REQUIREMENT: Leaving out every picture, quote the data below exactly as it appears.

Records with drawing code

----

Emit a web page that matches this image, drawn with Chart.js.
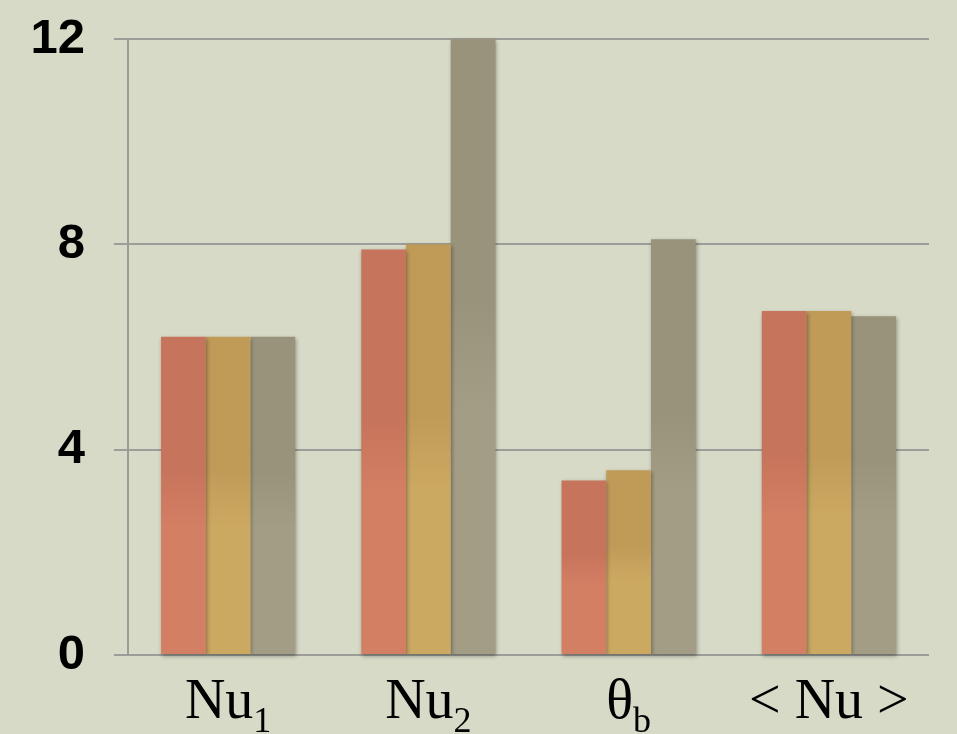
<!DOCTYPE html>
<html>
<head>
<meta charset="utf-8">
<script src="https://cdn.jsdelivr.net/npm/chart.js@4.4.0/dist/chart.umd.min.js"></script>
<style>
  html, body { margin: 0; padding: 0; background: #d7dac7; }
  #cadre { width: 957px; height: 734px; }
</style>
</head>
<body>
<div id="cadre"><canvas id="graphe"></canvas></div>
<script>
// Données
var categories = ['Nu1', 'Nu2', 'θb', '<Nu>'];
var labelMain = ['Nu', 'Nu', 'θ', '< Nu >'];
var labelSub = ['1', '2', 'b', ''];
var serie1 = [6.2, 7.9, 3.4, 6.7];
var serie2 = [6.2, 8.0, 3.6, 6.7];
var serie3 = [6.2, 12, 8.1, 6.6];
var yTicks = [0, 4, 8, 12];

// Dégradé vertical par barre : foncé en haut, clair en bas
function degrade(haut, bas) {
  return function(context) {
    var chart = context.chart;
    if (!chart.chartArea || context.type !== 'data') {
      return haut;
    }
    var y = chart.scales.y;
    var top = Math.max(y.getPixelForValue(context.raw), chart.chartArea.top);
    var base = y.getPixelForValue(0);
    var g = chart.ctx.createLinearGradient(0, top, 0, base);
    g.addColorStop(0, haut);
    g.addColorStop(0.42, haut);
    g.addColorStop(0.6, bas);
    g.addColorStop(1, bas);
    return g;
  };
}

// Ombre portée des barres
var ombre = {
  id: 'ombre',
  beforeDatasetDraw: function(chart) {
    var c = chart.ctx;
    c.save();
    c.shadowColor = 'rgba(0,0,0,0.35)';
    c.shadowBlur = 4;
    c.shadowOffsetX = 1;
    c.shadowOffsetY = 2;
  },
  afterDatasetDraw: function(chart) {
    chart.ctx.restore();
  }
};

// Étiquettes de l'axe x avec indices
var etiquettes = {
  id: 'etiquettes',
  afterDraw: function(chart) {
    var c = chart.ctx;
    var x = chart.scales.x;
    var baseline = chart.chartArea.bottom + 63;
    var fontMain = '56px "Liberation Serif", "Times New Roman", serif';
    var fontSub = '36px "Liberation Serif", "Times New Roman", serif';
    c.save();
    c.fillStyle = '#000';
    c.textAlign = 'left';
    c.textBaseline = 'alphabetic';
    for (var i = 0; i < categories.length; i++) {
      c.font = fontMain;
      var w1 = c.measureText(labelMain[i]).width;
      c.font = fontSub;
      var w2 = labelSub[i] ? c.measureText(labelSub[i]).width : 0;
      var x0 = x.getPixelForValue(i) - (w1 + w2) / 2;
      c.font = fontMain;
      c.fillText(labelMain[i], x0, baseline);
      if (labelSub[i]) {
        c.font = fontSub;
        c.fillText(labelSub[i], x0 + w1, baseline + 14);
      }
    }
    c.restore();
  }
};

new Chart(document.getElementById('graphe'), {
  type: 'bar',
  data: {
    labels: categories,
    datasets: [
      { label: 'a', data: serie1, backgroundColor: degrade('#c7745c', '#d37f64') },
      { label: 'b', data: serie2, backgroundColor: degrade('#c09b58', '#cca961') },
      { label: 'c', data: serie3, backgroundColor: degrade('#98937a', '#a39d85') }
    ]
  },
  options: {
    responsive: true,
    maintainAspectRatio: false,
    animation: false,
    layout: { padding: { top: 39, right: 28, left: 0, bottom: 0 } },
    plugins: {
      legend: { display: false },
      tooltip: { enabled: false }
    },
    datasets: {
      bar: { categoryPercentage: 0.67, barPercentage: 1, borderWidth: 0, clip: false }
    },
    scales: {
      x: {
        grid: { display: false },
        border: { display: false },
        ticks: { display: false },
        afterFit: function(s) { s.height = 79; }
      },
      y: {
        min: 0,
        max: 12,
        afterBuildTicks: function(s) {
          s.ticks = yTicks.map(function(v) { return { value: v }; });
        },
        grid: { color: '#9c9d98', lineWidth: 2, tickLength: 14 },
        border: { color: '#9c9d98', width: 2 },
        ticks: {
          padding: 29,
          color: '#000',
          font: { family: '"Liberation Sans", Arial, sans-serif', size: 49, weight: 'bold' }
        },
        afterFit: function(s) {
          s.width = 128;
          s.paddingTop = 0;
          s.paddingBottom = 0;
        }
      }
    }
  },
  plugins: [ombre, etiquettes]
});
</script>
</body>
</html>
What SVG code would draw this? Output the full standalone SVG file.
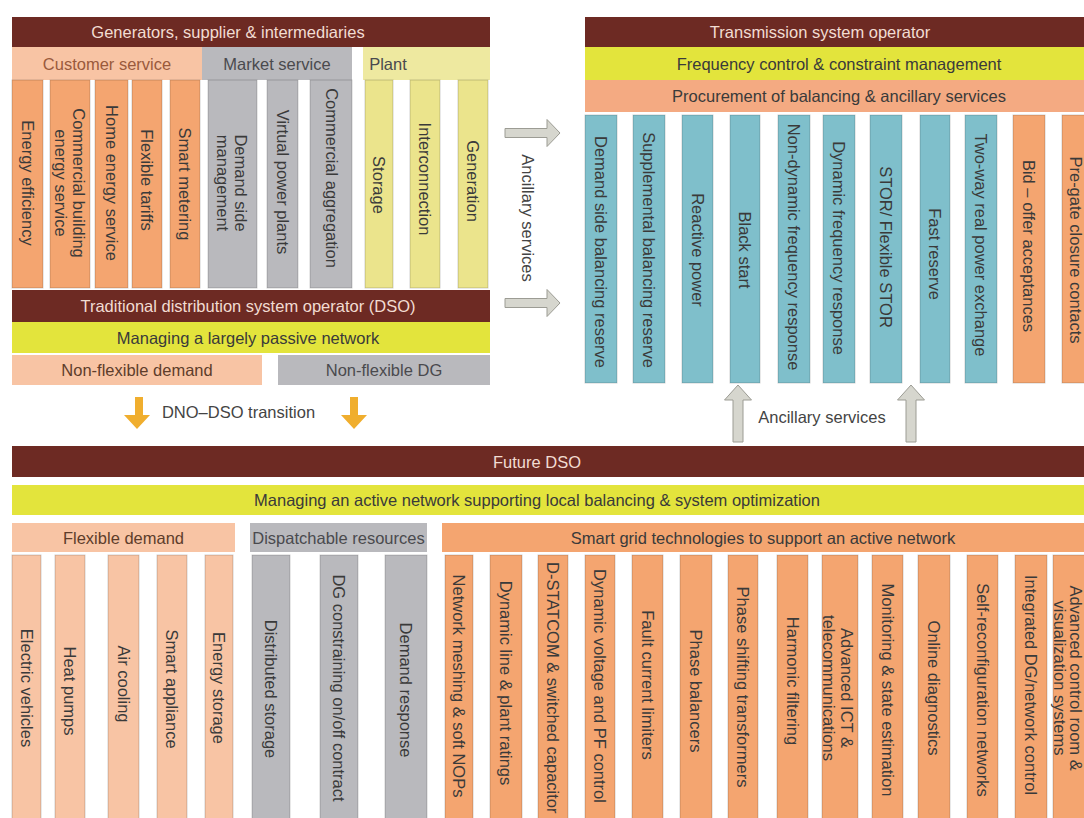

----

RESPONSE TO THE TASK:
Emit a web page that matches this image, drawn with Chart.js.
<!DOCTYPE html>
<html>
<head>
<meta charset="utf-8">
<script src="https://cdn.jsdelivr.net/npm/chart.js@4.4.0/dist/chart.umd.min.js"></script>
<style>
  html, body { margin: 0; padding: 0; background: #d7dac7; }
  #cadre { width: 957px; height: 734px; }
</style>
</head>
<body>
<div id="cadre"><canvas id="graphe"></canvas></div>
<script>
// Données
var categories = ['Nu1', 'Nu2', 'θb', '<Nu>'];
var labelMain = ['Nu', 'Nu', 'θ', '< Nu >'];
var labelSub = ['1', '2', 'b', ''];
var serie1 = [6.2, 7.9, 3.4, 6.7];
var serie2 = [6.2, 8.0, 3.6, 6.7];
var serie3 = [6.2, 12, 8.1, 6.6];
var yTicks = [0, 4, 8, 12];

// Dégradé vertical par barre : foncé en haut, clair en bas
function degrade(haut, bas) {
  return function(context) {
    var chart = context.chart;
    if (!chart.chartArea || context.type !== 'data') {
      return haut;
    }
    var y = chart.scales.y;
    var top = Math.max(y.getPixelForValue(context.raw), chart.chartArea.top);
    var base = y.getPixelForValue(0);
    var g = chart.ctx.createLinearGradient(0, top, 0, base);
    g.addColorStop(0, haut);
    g.addColorStop(0.42, haut);
    g.addColorStop(0.6, bas);
    g.addColorStop(1, bas);
    return g;
  };
}

// Ombre portée des barres
var ombre = {
  id: 'ombre',
  beforeDatasetDraw: function(chart) {
    var c = chart.ctx;
    c.save();
    c.shadowColor = 'rgba(0,0,0,0.35)';
    c.shadowBlur = 4;
    c.shadowOffsetX = 1;
    c.shadowOffsetY = 2;
  },
  afterDatasetDraw: function(chart) {
    chart.ctx.restore();
  }
};

// Étiquettes de l'axe x avec indices
var etiquettes = {
  id: 'etiquettes',
  afterDraw: function(chart) {
    var c = chart.ctx;
    var x = chart.scales.x;
    var baseline = chart.chartArea.bottom + 63;
    var fontMain = '56px "Liberation Serif", "Times New Roman", serif';
    var fontSub = '36px "Liberation Serif", "Times New Roman", serif';
    c.save();
    c.fillStyle = '#000';
    c.textAlign = 'left';
    c.textBaseline = 'alphabetic';
    for (var i = 0; i < categories.length; i++) {
      c.font = fontMain;
      var w1 = c.measureText(labelMain[i]).width;
      c.font = fontSub;
      var w2 = labelSub[i] ? c.measureText(labelSub[i]).width : 0;
      var x0 = x.getPixelForValue(i) - (w1 + w2) / 2;
      c.font = fontMain;
      c.fillText(labelMain[i], x0, baseline);
      if (labelSub[i]) {
        c.font = fontSub;
        c.fillText(labelSub[i], x0 + w1, baseline + 14);
      }
    }
    c.restore();
  }
};

new Chart(document.getElementById('graphe'), {
  type: 'bar',
  data: {
    labels: categories,
    datasets: [
      { label: 'a', data: serie1, backgroundColor: degrade('#c7745c', '#d37f64') },
      { label: 'b', data: serie2, backgroundColor: degrade('#c09b58', '#cca961') },
      { label: 'c', data: serie3, backgroundColor: degrade('#98937a', '#a39d85') }
    ]
  },
  options: {
    responsive: true,
    maintainAspectRatio: false,
    animation: false,
    layout: { padding: { top: 39, right: 28, left: 0, bottom: 0 } },
    plugins: {
      legend: { display: false },
      tooltip: { enabled: false }
    },
    datasets: {
      bar: { categoryPercentage: 0.67, barPercentage: 1, borderWidth: 0, clip: false }
    },
    scales: {
      x: {
        grid: { display: false },
        border: { display: false },
        ticks: { display: false },
        afterFit: function(s) { s.height = 79; }
      },
      y: {
        min: 0,
        max: 12,
        afterBuildTicks: function(s) {
          s.ticks = yTicks.map(function(v) { return { value: v }; });
        },
        grid: { color: '#9c9d98', lineWidth: 2, tickLength: 14 },
        border: { color: '#9c9d98', width: 2 },
        ticks: {
          padding: 29,
          color: '#000',
          font: { family: '"Liberation Sans", Arial, sans-serif', size: 49, weight: 'bold' }
        },
        afterFit: function(s) {
          s.width = 128;
          s.paddingTop = 0;
          s.paddingBottom = 0;
        }
      }
    }
  },
  plugins: [ombre, etiquettes]
});
</script>
</body>
</html>
What SVG code would draw this? Output the full standalone SVG file.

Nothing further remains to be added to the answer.